Let us consider an elastic deformable body $\Omega$. The discrete form of equilibrium equation should take the following form
$\mathbf{K} \mathbf{u} = \mathbf{F}$,
where $\mathbf{K}$ is the stiffness matrix, $\mathbf{F}$ is the vector of (external) load, and $\mathbf{u}$ is the vector of nodal displacements.
For simplicity, we assume that $\Omega$ is a two dimensional rectangular domain, and has been discretized by $4 \times 3$ elements as n Figure 1.
The matrix of connectivity (the matrix that shows which nodes belong to which element) is presented in Figure 2
For each node, there are two degrees of freedom (dofs), which are the horizontal and vertical components of displacements. The numbering for dofs is taken as follows. Node 1: dof 1 (horizontal displacement) and dof 2 (vertical displacement). Node 2: dof 3 and dof 4. Node $I$: dof $2I-1$ and dof $2I$
Element 1 has four nodes: 1, 2, 6, and 5 (global index, see Figure 2 and Figure 1). Following the numbering of dofs as mentioned above, we can write the vector of dof indices (elemdof) for element 1 as follows (Figure 3)

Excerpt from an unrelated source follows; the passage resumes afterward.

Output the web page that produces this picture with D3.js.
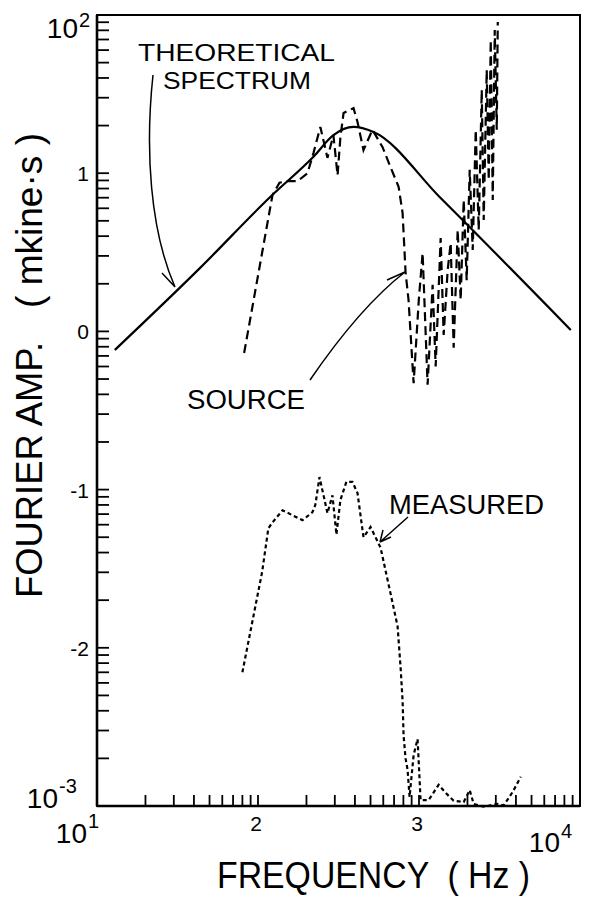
<!DOCTYPE html>
<html>
<head>
<meta charset="utf-8">
<script src="https://cdn.jsdelivr.net/npm/d3@7"></script>
<style>
  body { margin: 0; background: #fff; }
  svg text { font-family: "Liberation Sans", Arial, sans-serif; fill: #000; }
</style>
</head>
<body>
<div id="chart"></div>
<script>
// theoretical source spectrum (solid)
const theoryFreq = [12.9, 43.7, 119, 221, 294, 392, 522, 1362, 8770];
const theoryAmp = [0.763, 2.52, 7.07, 12.7, 17.4, 19.6, 18.2, 6.97, 1.02];

// source spectrum (long dashes)
const sourceFreq = [82, 123, 136, 150, 176, 203, 221, 244, 270, 294, 312, 325, 340, 392, 415,
  452, 514, 594, 666, 747, 791, 825, 861, 926, 997, 1053, 1131, 1215, 1269, 1363, 1423, 1507,
  1573, 1642, 1739, 1815, 1895, 1978, 2065, 2156, 2251, 2349, 2453, 2523, 2634, 2711, 2790,
  2871, 2954, 3041, 3085];
const sourceAmp = [0.73, 7.28, 8.7, 8.9, 8.9, 10.0, 13.4, 19.6, 12.5, 17.4, 9.7, 16.9, 24.0, 25.8, 21.1,
  14.0, 18.8, 14.6, 10.9, 8.2, 5.6, 2.37, 1.58, 0.47, 1.58, 3.13, 0.46, 1.97, 0.60, 3.89, 0.95, 2.44,
  3.62, 0.79, 4.38, 1.58, 6.77, 2.11, 10.5, 3.27, 18.8, 4.38, 33.6, 5.06, 44.9, 9.06, 69.5,
  6.77, 80.4, 18.8, 90.3];

// measured spectrum (short dashes)
const measFreq = [80, 96, 106, 116, 123, 142, 189, 218, 227, 241, 270, 290, 307, 325, 354,
  386, 415, 452, 500, 577, 666, 736, 768, 791, 802, 825, 849, 874, 926, 980, 1023, 1147,
  1324, 1464, 1642, 1895, 2065, 2186, 2523, 3085, 3361, 3823, 4287];
const measAmp = [0.0070, 0.018, 0.030, 0.057, 0.062, 0.074, 0.064, 0.072, 0.080, 0.120, 0.071, 0.092, 0.052, 0.086, 0.112,
  0.112, 0.095, 0.050, 0.058, 0.043, 0.022, 0.0137, 0.0076, 0.0046, 0.0028, 0.0020, 0.0017, 0.00114, 0.0021, 0.00265, 0.00109, 0.00109,
  0.00136, 0.00121, 0.00108, 0.00106, 0.00126, 0.00103, 0.00099, 0.00103, 0.00101, 0.00123, 0.00153];

// tick labels
const yExpLabels = [[10, "1"], [1, "0"], [0.1, "-1"], [0.01, "-2"]];
const xExpLabels = [[100, "2"], [1000, "3"]];

const width = 592, height = 897;
const plotLeft = 97, plotRight = 580, plotTop = 15, plotBottom = 806;

const svg = d3.select("#chart").append("svg")
  .attr("width", width)
  .attr("height", height);

const x = d3.scaleLog().domain([10, 1e4]).range([plotLeft, plotRight]);
const y = d3.scaleLog().domain([1e-3, 1e2]).range([plotBottom, plotTop]);

// frame
svg.append("rect")
  .attr("x", plotLeft).attr("y", plotTop)
  .attr("width", plotRight - plotLeft)
  .attr("height", plotBottom - plotTop)
  .style("fill", "none")
  .style("stroke", "#000")
  .style("stroke-width", "2px");

// heavier left and bottom axis lines
svg.append("line")
  .attr("x1", plotLeft).attr("x2", plotLeft)
  .attr("y1", plotTop).attr("y2", plotBottom)
  .style("stroke", "#000").style("stroke-width", "2.6px");
svg.append("line")
  .attr("x1", plotLeft).attr("x2", plotRight)
  .attr("y1", plotBottom).attr("y2", plotBottom)
  .style("stroke", "#000").style("stroke-width", "2.6px");

// inward ticks
svg.selectAll(".xtick")
  .data(x.ticks())
  .enter()
  .append("line")
  .attr("x1", d => x(d)).attr("x2", d => x(d))
  .attr("y1", plotBottom).attr("y2", plotBottom - 11)
  .style("stroke", "#000").style("stroke-width", "1.8px");

svg.selectAll(".ytick")
  .data(y.ticks())
  .enter()
  .append("line")
  .attr("x1", plotLeft).attr("x2", plotLeft + 12)
  .attr("y1", d => y(d)).attr("y2", d => y(d))
  .style("stroke", "#000").style("stroke-width", "1.8px");

// tick labels
svg.selectAll(".ylab")
  .data(yExpLabels)
  .enter()
  .append("text")
  .attr("x", plotLeft - 8)
  .attr("y", d => y(d[0]) + 8)
  .attr("text-anchor", "end")
  .attr("font-size", 21)
  .text(d => d[1]);

svg.selectAll(".xlab")
  .data(xExpLabels)
  .enter()
  .append("text")
  .attr("x", d => x(d[0]) - 2)
  .attr("y", plotBottom + 25)
  .attr("text-anchor", "middle")
  .attr("font-size", 21)
  .text(d => d[1]);

function powerLabel(xEnd, base, exp, expBase) {
  svg.append("text")
    .attr("x", xEnd).attr("y", base)
    .attr("text-anchor", "end")
    .attr("font-size", 28)
    .text("10");
  svg.append("text")
    .attr("x", xEnd + 1).attr("y", expBase)
    .attr("font-size", 20)
    .text(exp);
}
powerLabel(plotLeft - 19, y(1e2) + 23, "2", y(1e2) + 12);
powerLabel(plotLeft - 39, y(1e-3) + 2, "-3", y(1e-3) - 13);
powerLabel(x(10) - 10, plotBottom + 37, "1", plotBottom + 22);
powerLabel(x(1e4) - 20, plotBottom + 46, "4", plotBottom + 32);

// axis titles
svg.append("text")
  .attr("x", 217).attr("y", 888)
  .attr("font-size", 36)
  .attr("textLength", 313)
  .attr("lengthAdjust", "spacingAndGlyphs")
  .attr("xml:space", "preserve")
  .text("FREQUENCY  ( Hz )");

svg.append("text")
  .attr("transform", "translate(42,598) rotate(-90)")
  .attr("font-size", 37)
  .attr("textLength", 256)
  .attr("lengthAdjust", "spacingAndGlyphs")
  .text("FOURIER AMP.");
svg.append("text")
  .attr("transform", "translate(42,308) rotate(-90)")
  .attr("font-size", 37)
  .attr("textLength", 175)
  .attr("lengthAdjust", "spacingAndGlyphs")
  .attr("xml:space", "preserve")
  .text("( mkine·s )");

// curves
const line = d3.line().x(d => x(d[0])).y(d => y(d[1]));

svg.append("path")
  .datum(d3.zip(theoryFreq, theoryAmp))
  .attr("d", line.curve(d3.curveMonotoneX))
  .style("fill", "none")
  .style("stroke", "#000")
  .style("stroke-width", "2.2px");

svg.append("path")
  .datum(d3.zip(sourceFreq, sourceAmp))
  .attr("d", line.curve(d3.curveLinear))
  .style("fill", "none")
  .style("stroke", "#000")
  .style("stroke-width", "2.2px")
  .style("stroke-dasharray", "9,5");

svg.append("path")
  .datum(d3.zip(measFreq, measAmp))
  .attr("d", line.curve(d3.curveLinear))
  .style("fill", "none")
  .style("stroke", "#000")
  .style("stroke-width", "2.2px")
  .style("stroke-dasharray", "4,3");

// annotations
const note = svg.append("g")
  .style("fill", "none")
  .style("stroke", "#000")
  .style("stroke-width", "1.5px");

note.append("path").attr("d", "M153,75C145,150 150,230 175,287M175,287L162,273");
note.append("path").attr("d", "M310,380Q360,307 405,272M405,272L387,280");
note.append("path").attr("d", "M408,517L380,542M380,542L383,530M380,542L391,537");

[["THEORETICAL", 138, 61, 197, 24], ["SPECTRUM", 163, 89, 148, 24],
 ["SOURCE", 187, 409, 118, 27], ["MEASURED", 389, 514, 155, 27]].forEach(t => {
  svg.append("text")
    .attr("x", t[1]).attr("y", t[2])
    .attr("font-size", t[4])
    .attr("textLength", t[3])
    .attr("lengthAdjust", "spacingAndGlyphs")
    .text(t[0]);
});
</script>
</body>
</html>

The vector of dof IDs help us to assemble the matrix. Here we have totally 20 nodes, and each node has 2 dofs, hence the size of global stiffness matrix is $40 \times 40$. For a four-node quadrilateral element, the element stiffness matrix has the size $8 \times 8$. If we denote $i, j$ as the row index and column index of the element matrix, and $I, J$ the corresponding row index and column index of the global matrix. We have the following relation
$I = elemdof(e, i)$, and $J = elemdof(e, j)$,
in which $e$ is the index of element.
In short, the value at row $i$, column $j$ of an element matrix should be added to the value at row $I$, column $J$ of the global matrix. For example, the value at row 2, column 5 of the element stiffness matrix of element 1 will be added to the position at row 2, column 11 of the global stiffness matrix.